Because the “welfare queen” of stereotypical lore is imagined to rely on the state for support instead of a husband, people tend to see women who use welfare as having failed to aptly live out “family ethics.” The association between state and husband in conservative dependency mythology goes a long way to intimating a pernicious pseudo-sexual relationship between the woman welfare recipient and the “welfare regime,” such as it is. No such accusations tend to fall upon male welfare recipients who, though they may be construed as deadbeats or losers, at least aren’t depicted as ersatz prostitutes.

So the dependency story is strange and uneven, and especially nasty when it comes to women. It probably isn’t such a slam-dunk rhetorical strategy for luring women voters into the Republican fold. Why rely on it?

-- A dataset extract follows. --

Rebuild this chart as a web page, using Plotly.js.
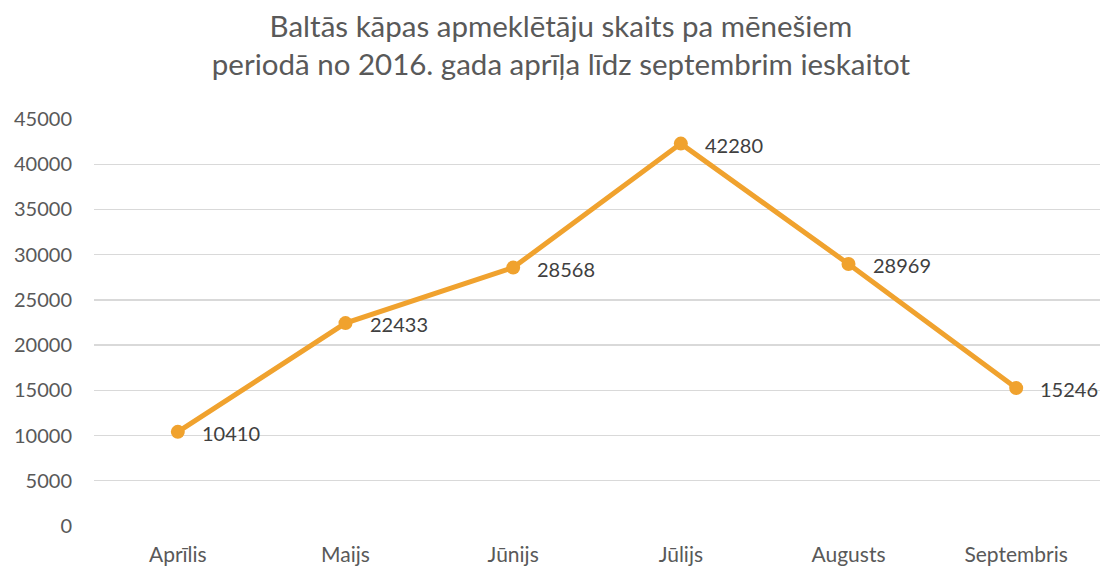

Because Republican policies themselves genuinely do not favor the interests of women. Though even Republican voters favor policies to secure the jobs and income of working families, the Democrat-sponsored FAMILY Act, which would actually protect working moms from job loss and severe income reduction, remains stalled in Congress. Unsurprisingly, the biggest opponents to the possibility of paid parental leave are conservatives—take, for instance, the parental leave-position detailed in the reformocon handbook Room to Grow, a policy publication produced by the YG Network this year:

“Proponents claim this program would inexpensively provide needed assistance to those lacking paid leave, and would particularly benefit women by providing paid maternity leave. But while it would assist some women, it would also disrupt the employment con- tracts of the majority of working Americans who currently have leave benefits. This new federal entitlement would encourage businesses currently providing paid leave programs—including more generous leave packages—to cease doing so.”

Which is to say: Though paid leave would absolutely help women with the least income and most unstable employment, it might cause companies with highly paid female employees to offer less cushy benefits to those wealthy women. It’s a long-form version of “I’ve got mine, you get yours”—a brush-off of epic proportions, and one that harms working mothers more than any other population. With policy positions like these, Republicans can rely on the same old destructive narratives all they want, but women voters are unlikely to be fooled by bad storytelling or awful family policy. If Republican strategists really want to snare the female vote, they’ll need more than better optics.